Da Rua da Alfândega, onde se situa a sede do PS, à Calheta vão cerca de 30 mil metros - curiosamente, o número aproximado de vezes que Paulo Cafôfo já mudou de ideias em relação a temas que antes defendia. Cafôfo já foi o príncipe dos políticos independentes, produto imaculado da sociedade civil e alérgico à filiação partidária. Acabou presidente, por mais do que uma vez, do Partido Socialista. Declarou-se reformado da política e regressou, com humildade espampanante, às aulas de História. Apenas seis meses depois, transformou-se milagrosamente em secretário de estado do governo de António Costa. O mais recente ziguezague de Cafôfo deu-se a propósito da prometida via rápida para a Calheta.
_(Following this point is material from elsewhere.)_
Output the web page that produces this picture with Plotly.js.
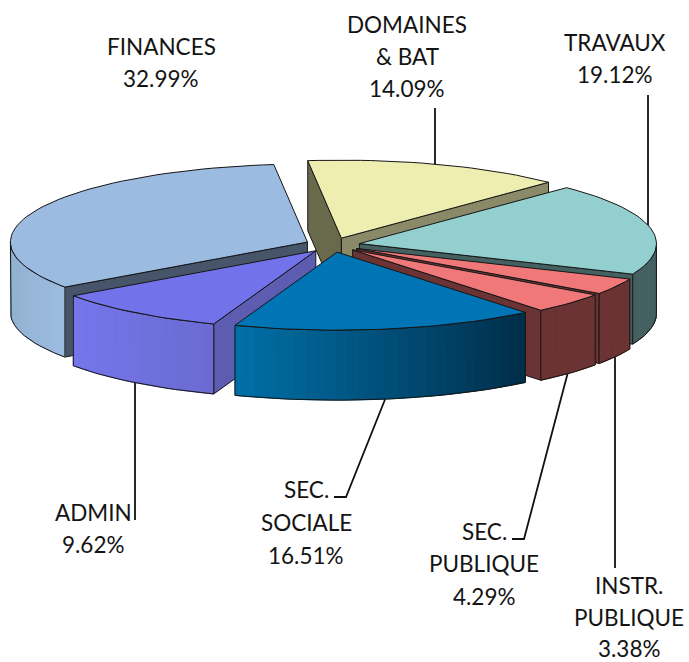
<!DOCTYPE html>
<html>
<head>
<meta charset="utf-8">
<script src="https://cdn.plot.ly/plotly-3.0.1.min.js"></script>
<style>html,body{margin:0;padding:0;background:#fff}#chart{width:689px;height:662px}</style>
</head>
<body>
<div id="chart"></div>
<script>
// Data, in drawing order clockwise from the back of the pie
var names = ['DOMAINES & BAT', 'TRAVAUX', 'INSTR. PUBLIQUE', 'SEC. PUBLIQUE', 'SEC. SOCIALE', 'ADMIN', 'FINANCES'];
var shares = [14.09, 19.12, 3.38, 4.29, 16.51, 9.62, 32.99];

// Colours per slice
var topColors = ['#EEEEB0', '#92CFCE', '#F07878', '#F07878', '#0075B5', '#7272EA', '#9BBBE0'];
var wallStops = [
  ['#8a8a68', '#8a8a68'],
  ['#446060', '#446060'],
  ['#6b3333', '#6b3333'],
  ['#6b3333', '#6b3333'],
  ['#002c48', '#0070A8'],
  ['#6B6BD2', '#7676EC'],
  ['#9BBBE0', '#8FAECB']
];
var startWallColors = ['#696A4C', '#446060', '#6b3333', '#6b3333', '#005a8a', '#5C5CB0', '#46556A'];
var endWallColors = ['#8A8A68', '#446060', '#6b3333', '#6b3333', '#6b3333', '#5C5CB0', '#46556A'];

// Draw order, back to front
var drawOrder = [0, 6, 1, 2, 3, 5, 4];

// Label text lines and where each sits
var labelLines = ['FINANCES','32.99%','DOMAINES','& BAT','14.09%','TRAVAUX','19.12%','ADMIN','9.62%',
  'SEC.','SOCIALE','16.51%','SEC.','PUBLIQUE','4.29%','INSTR.','PUBLIQUE','3.38%'];
var labelX = [161,161,407,407,407,615,615,93,93,306,306,306,484,484,484,629,629,629];
var labelY = [46,78,24,56,88,42,74,512,544,489,522,555,531,563,596,585,617,648];

// Leader lines
var leaderX = [[435,435],[648,648],[615,615],[568,524,512],[386,346,334],[135,135]];
var leaderY = [[108,166],[95,226],[355,568],[372,539,539],[397,497,497],[382,520]];

// Projection
var CX = 332.5, CY = 245, RX = 297, RY = 78, DEPTH = 70, EXPLODE = 0.0925, START = -6.5;

function rad(d) { return d * Math.PI / 180; }
function px(c, r, a) { return c + RX * r * Math.sin(rad(a)); }
function py(c, r, a) { return c - RY * r * Math.cos(rad(a)); }
function hex(c) { return [1, 3, 5].map(function (i) { return parseInt(c.substr(i, 2), 16); }); }
function mix(a, b, t) {
  var A = hex(a), B = hex(b);
  return 'rgb(' + A.map(function (v, i) { return Math.round(v + (B[i] - v) * t); }).join(',') + ')';
}

var traces = [];
function poly(xs, ys, fill, edge, text) {
  traces.push({
    type: 'scatter', mode: 'lines', x: xs, y: ys, fill: fill ? 'toself' : 'none',
    fillcolor: fill || undefined, line: edge, showlegend: false,
    hoverinfo: text ? 'text' : 'skip', text: text || undefined, hoveron: text ? 'fills' : undefined
  });
}

// Leaders first, beneath the pie
leaderX.forEach(function (xs, i) {
  traces.push({ type: 'scatter', mode: 'lines', x: xs, y: leaderY[i], showlegend: false, hoverinfo: 'skip',
    line: { color: '#111111', width: 1.8 } });
});

var EDGE = { color: '#161616', width: 1 };
var total = shares.reduce(function (a, b) { return a + b; }, 0);
var angles = [], running = START;
shares.forEach(function (s) {
  var span = s / total * 360;
  angles.push([running, running + span]);
  running += span;
});

function arc(cx, cy, a0, a1) {
  var n = Math.max(4, Math.round((a1 - a0) / 2)), xs = [], ys = [];
  for (var k = 0; k <= n; k++) {
    var a = a0 + (a1 - a0) * k / n;
    xs.push(px(cx, 1, a));
    ys.push(py(cy, 1, a));
  }
  return { x: xs, y: ys, n: n };
}
function radialWall(cx, cy, a, color) {
  var ex = px(cx, 1, a), ey = py(cy, 1, a);
  poly([cx, ex, ex, cx, cx], [cy, ey, ey + DEPTH, cy + DEPTH, cy], color, EDGE);
}

drawOrder.forEach(function (i) {
  var a0 = angles[i][0], a1 = angles[i][1], mid = (a0 + a1) / 2;
  var cx = px(CX, EXPLODE, mid), cy = py(CY, EXPLODE, mid);

  // radial walls, only where they face the viewer
  if (Math.cos(rad(a0 - 90)) < 0) radialWall(cx, cy, a0, startWallColors[i]);
  if (Math.cos(rad(a1 + 90)) < 0) radialWall(cx, cy, a1, endWallColors[i]);

  // outer wall, only the front half of the rim (90 to 270 degrees)
  var f0 = Math.max(a0, 90), f1 = Math.min(a1, 270);
  if (f1 > f0) {
    var w = arc(cx, cy, f0, f1);
    for (var s = 0; s < w.n; s++) {
      var col = mix(wallStops[i][0], wallStops[i][1], (s + 0.5) / w.n);
      poly([w.x[s], w.x[s + 1], w.x[s + 1], w.x[s], w.x[s]],
           [w.y[s], w.y[s + 1], w.y[s + 1] + DEPTH, w.y[s] + DEPTH, w.y[s]],
           col, { color: col, width: 1 });
    }
    var outX = w.x.concat(w.x.slice().reverse()).concat([w.x[0]]);
    var outY = w.y.concat(w.y.slice().reverse().map(function (v) { return v + DEPTH; })).concat([w.y[0]]);
    poly(outX, outY, null, EDGE);
  }

  // top face
  var t = arc(cx, cy, a0, a1);
  poly([cx].concat(t.x, [cx]), [cy].concat(t.y, [cy]), topColors[i], EDGE, names[i] + ': ' + shares[i].toFixed(2) + '%');
});

var annotations = labelLines.map(function (t, i) {
  return { text: t, x: labelX[i], y: labelY[i], xref: 'x', yref: 'y', showarrow: false,
    xanchor: 'center', yanchor: 'middle', font: { family: 'Lato, sans-serif', size: 22.5, color: '#141414' } };
});

Plotly.newPlot('chart', traces, {
  width: 689, height: 662, margin: { l: 0, r: 0, t: 0, b: 0 },
  paper_bgcolor: '#ffffff', plot_bgcolor: '#ffffff', showlegend: false,
  xaxis: { range: [0, 689], visible: false, fixedrange: true },
  yaxis: { range: [662, 0], visible: false, fixedrange: true },
  annotations: annotations, hovermode: 'closest'
}, { displayModeBar: false });
</script>
</body>
</html>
Em 2021, na sua primeira encarnação como presidente do PS, Cafôfo anunciou a uma plateia de calhetenses que “não é uma via rápida que vai resolver os problemas da Calheta”. A curiosidade do anúncio terá tomado conta do público, certamente mais habituado a que os políticos anunciem o que se propõem a fazer e não o oposto. Não terá sido apenas pelo peculiar discurso de Cafôfo, mas nas eleições autárquicas desse ano o PSD registou, na Calheta, a sua maior vitória – 71% dos votos. Nada que dois pares de anos não resolvam. Em 2025, o mesmo Paulo Cafôfo, não só prometeu a via rápida que tinha afundado em 2019, como ainda lhe atribuiu efeitos multiplicadores na economia e a elevou a fator diferenciador na vida das pessoas. Dada a dimensão do ziguezague, Cafôfo fez o anúncio no Lugar de Baixo e não teve a desfaçatez de fazê-lo na Calheta. É óbvio que o presidente do PS não é contra as obras públicas, nem é crime mudar de ideias, mas a ligeireza com que Cafôfo muda de convicções, algumas delas basilares, soa pouco a evolução e muito mais a oportunismo.